Written exercise: Omit all images, then return the remaining material exactly as it stands.

Material:
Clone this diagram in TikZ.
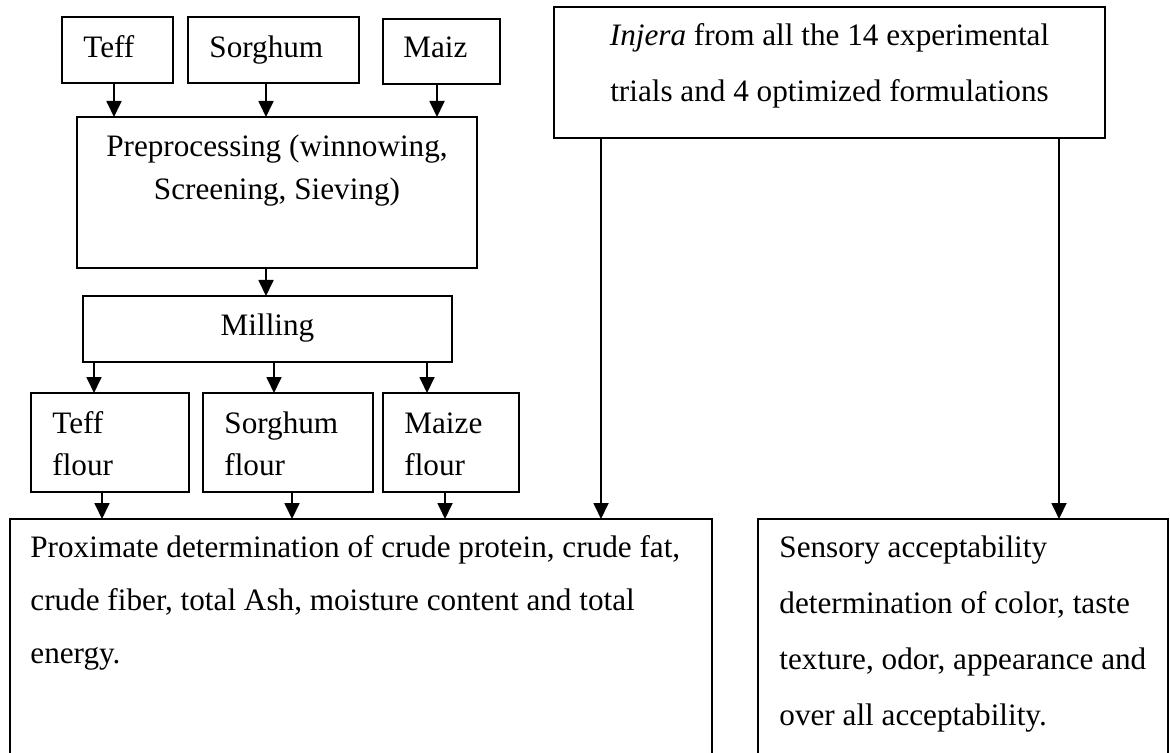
\documentclass[tikz,border=0pt]{standalone}
\usepackage{fontspec}
\setmainfont{Liberation Serif}
\usetikzlibrary{arrows.meta}
\newcommand{\pbox}[5]{\node[box, minimum width={(#4-#2)*0.5pt}, minimum height={(#5-#3)*0.5pt}] (#1) at (#2,#3) {};}
\begin{document}
\begin{tikzpicture}[x=0.5pt,y=-0.5pt,
  box/.style={draw, line width=0.75pt, inner sep=0pt, outer sep=0pt, anchor=north west},
  txt/.style={anchor=base west, inner sep=0pt, font=\fontsize{15.6pt}{18pt}\selectfont},
  ctxt/.style={txt, anchor=base},
  arr/.style={line width=0.9pt, -{Triangle[length=8pt,width=7.5pt]}}]
\clip (0,0) rectangle (1170,753);
% boxes
\pbox{teff}{62}{17}{173}{83}
\pbox{sorghum}{188}{17}{359}{83}
\pbox{maiz}{383}{19}{500}{84}
\pbox{prep}{77}{117}{477}{268}
\pbox{mill}{83}{296}{452}{362}
\pbox{tflour}{31}{393}{189}{492}
\pbox{sflour}{203}{393}{373}{492}
\pbox{mflour}{383}{393}{519}{492}
\pbox{injera}{554}{7}{1105}{138}
\pbox{prox}{10}{519}{712}{790}
\pbox{sens}{758}{519}{1168}{790}
% texts
\node[txt] (tteff) at (83,58) {Teff};
\node[txt] (tsorg) at (209,58) {Sorghum};
\node[txt] (tmaiz) at (403,58) {Maiz};
\node[ctxt] (tprep1) at (277,157) {Preprocessing (winnowing,};
\node[ctxt] (tprep2) at (277,200) {Screening, Sieving)};
\node[ctxt] (tmill) at (267.5,335) {Milling};
\node[txt] (ttf1) at (52,433) {Teff};
\node[txt] (ttf2) at (52,475) {flour};
\node[txt] (tsf1) at (224,433) {Sorghum};
\node[txt] (tsf2) at (224,475) {flour};
\node[txt] (tmf1) at (404,433) {Maize};
\node[txt] (tmf2) at (404,475) {flour};
\node[ctxt] (tinj1) at (829.5,46) {\textit{Injera} from all the 14 experimental};
\node[ctxt] (tinj2) at (829.5,102) {trials and 4 optimized formulations};
\node[txt] (tpx1) at (30,557) {Proximate determination of crude protein, crude fat,};
\node[txt] (tpx2) at (30,610) {crude fiber, total Ash, moisture content and total};
\node[txt] (tpx3) at (30,663) {energy.};
\node[txt] (tsn1) at (779,557) {Sensory acceptability};
\node[txt] (tsn2) at (779,613) {determination of color, taste};
\node[txt] (tsn3) at (779,669) {texture, odor, appearance and};
\node[txt] (tsn4) at (779,725) {over all acceptability.};
% columns
\coordinate (c114) at (114,0);
\coordinate (c266) at (266,0);
\coordinate (c437) at (437,0);
\coordinate (c94) at (94,0);
\coordinate (c274) at (274,0);
\coordinate (c427) at (427,0);
\coordinate (c102) at (102,0);
\coordinate (c292) at (292,0);
\coordinate (c445) at (445,0);
\coordinate (c601) at (601,0);
\coordinate (c1059) at (1059,0);
% arrows
\draw[arr] (teff.south -| c114) -- (prep.north -| c114);
\draw[arr] (sorghum.south -| c266) -- (prep.north -| c266);
\draw[arr] (maiz.south -| c437) -- (prep.north -| c437);
\draw[arr] (prep.south -| c266) -- (mill.north -| c266);
\draw[arr] (mill.south -| c94) -- (tflour.north -| c94);
\draw[arr] (mill.south -| c274) -- (sflour.north -| c274);
\draw[arr] (mill.south -| c427) -- (mflour.north -| c427);
\draw[arr] (tflour.south -| c102) -- (prox.north -| c102);
\draw[arr] (sflour.south -| c292) -- (prox.north -| c292);
\draw[arr] (mflour.south -| c445) -- (prox.north -| c445);
\draw[arr] (injera.south -| c601) -- (prox.north -| c601);
\draw[arr] (injera.south -| c1059) -- (sens.north -| c1059);
\end{tikzpicture}
\end{document}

Result of the task:
Clone this diagram in TikZ.
\documentclass[tikz,border=0pt]{standalone}
\usepackage{fontspec}
\setmainfont{Liberation Serif}
\usetikzlibrary{arrows.meta}
\newcommand{\pbox}[5]{\node[box, minimum width={(#4-#2)*0.5pt}, minimum height={(#5-#3)*0.5pt}] (#1) at (#2,#3) {};}
\begin{document}
\begin{tikzpicture}[x=0.5pt,y=-0.5pt,
  box/.style={draw, line width=0.75pt, inner sep=0pt, outer sep=0pt, anchor=north west},
  txt/.style={anchor=base west, inner sep=0pt, font=\fontsize{15.6pt}{18pt}\selectfont},
  ctxt/.style={txt, anchor=base},
  arr/.style={line width=0.9pt, -{Triangle[length=8pt,width=7.5pt]}}]
\clip (0,0) rectangle (1170,753);
% boxes
\pbox{teff}{62}{17}{173}{83}
\pbox{sorghum}{188}{17}{359}{83}
\pbox{maiz}{383}{19}{500}{84}
\pbox{prep}{77}{117}{477}{268}
\pbox{mill}{83}{296}{452}{362}
\pbox{tflour}{31}{393}{189}{492}
\pbox{sflour}{203}{393}{373}{492}
\pbox{mflour}{383}{393}{519}{492}
\pbox{injera}{554}{7}{1105}{138}
\pbox{prox}{10}{519}{712}{790}
\pbox{sens}{758}{519}{1168}{790}
% texts
\node[txt] (tteff) at (83,58) {Teff};
\node[txt] (tsorg) at (209,58) {Sorghum};
\node[txt] (tmaiz) at (403,58) {Maiz};
\node[ctxt] (tprep1) at (277,157) {Preprocessing (winnowing,};
\node[ctxt] (tprep2) at (277,200) {Screening, Sieving)};
\node[ctxt] (tmill) at (267.5,335) {Milling};
\node[txt] (ttf1) at (52,433) {Teff};
\node[txt] (ttf2) at (52,475) {flour};
\node[txt] (tsf1) at (224,433) {Sorghum};
\node[txt] (tsf2) at (224,475) {flour};
\node[txt] (tmf1) at (404,433) {Maize};
\node[txt] (tmf2) at (404,475) {flour};
\node[ctxt] (tinj1) at (829.5,46) {\textit{Injera} from all the 14 experimental};
\node[ctxt] (tinj2) at (829.5,102) {trials and 4 optimized formulations};
\node[txt] (tpx1) at (30,557) {Proximate determination of crude protein, crude fat,};
\node[txt] (tpx2) at (30,610) {crude fiber, total Ash, moisture content and total};
\node[txt] (tpx3) at (30,663) {energy.};
\node[txt] (tsn1) at (779,557) {Sensory acceptability};
\node[txt] (tsn2) at (779,613) {determination of color, taste};
\node[txt] (tsn3) at (779,669) {texture, odor, appearance and};
\node[txt] (tsn4) at (779,725) {over all acceptability.};
% columns
\coordinate (c114) at (114,0);
\coordinate (c266) at (266,0);
\coordinate (c437) at (437,0);
\coordinate (c94) at (94,0);
\coordinate (c274) at (274,0);
\coordinate (c427) at (427,0);
\coordinate (c102) at (102,0);
\coordinate (c292) at (292,0);
\coordinate (c445) at (445,0);
\coordinate (c601) at (601,0);
\coordinate (c1059) at (1059,0);
% arrows
\draw[arr] (teff.south -| c114) -- (prep.north -| c114);
\draw[arr] (sorghum.south -| c266) -- (prep.north -| c266);
\draw[arr] (maiz.south -| c437) -- (prep.north -| c437);
\draw[arr] (prep.south -| c266) -- (mill.north -| c266);
\draw[arr] (mill.south -| c94) -- (tflour.north -| c94);
\draw[arr] (mill.south -| c274) -- (sflour.north -| c274);
\draw[arr] (mill.south -| c427) -- (mflour.north -| c427);
\draw[arr] (tflour.south -| c102) -- (prox.north -| c102);
\draw[arr] (sflour.south -| c292) -- (prox.north -| c292);
\draw[arr] (mflour.south -| c445) -- (prox.north -| c445);
\draw[arr] (injera.south -| c601) -- (prox.north -| c601);
\draw[arr] (injera.south -| c1059) -- (sens.north -| c1059);
\end{tikzpicture}
\end{document}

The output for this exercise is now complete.